President's Blog
A Random Walk Down Wall Street: Searching for Alpha 40 Years Later
February 19, 2013
post contributed by Katerina Yovchev
Burton Malkiel, Chemical Bank Chairman’s professor of economics at Princeton University, and Scott MacDonald, Head of Research at MC Asset Management Holdings, were the panelists at the Roundtable’s February Event held at the New York Athletic Club, co-hosted by the Fordham Wall Street Council and moderated by Professor Kevin Mirabile, a lecturer at the Gabelli School of Business.
When in 1973 Burton Malkiel, Ph.D. published his book “A Random Walk Down Wall Street,” he introduced indexing at a time when no ETFs existed. Malkiel began his presentation by defining market efficiency, a term often misunderstood by the public, as a state of the market where stock prices are always wrong and no one knows for sure if they are too high or too low. Accounting for survivorship bias, he said, less than a third of the equity mutual funds of the 1970s still exist now in a time when there are more equity funds than stocks.

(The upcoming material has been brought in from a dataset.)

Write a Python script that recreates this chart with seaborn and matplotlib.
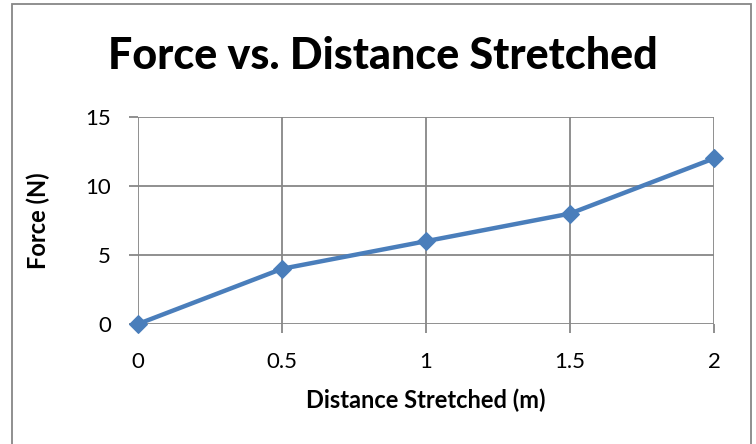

Malkiel acknowledged, however, that there were plenty of firms following active investment strategies that had great long-term records. "If I knew back in 1973 that Warren Buffet was going to be Warren Buffet, I would've said ‘Buy Berkshire Hathaway, don't buy a simple index fund,'” said Malkiel. While recognizing that fixed income managers have even harder time now beating the market, he focused on the low cost advantage of indexing and the potential of emerging markets.
Scott MacDonald, Ph.D. continued with presenting the other side of the coin- active hedge fund investing and its pros and cons. While markets are reasonably efficient, he said, even the most successful strategy will not provide a consistent return forever. MacDonald then focused on the investment appeal of emerging markets and their infrastructure, as well as the emergence of a new trend of finding alpha in real assets. Malkiel added the lack of an aging population problem in the emerging economies compared to the US and Europe and both speakers agreed on their views of corporate bonds and treasuries.
The event concluded with questions from the audience addressing the importance of timing your exit strategy and the EQ, IQ and track record of a successful manager. By adding luck to the equation, Malkiel admitted that even he doesn't index everything in his portfolio.
"Telling someone they can't beat the market is like telling a 6 year-old that Santa Claus doesn't exist," he said. "You know, investing is fun--I even try it myself."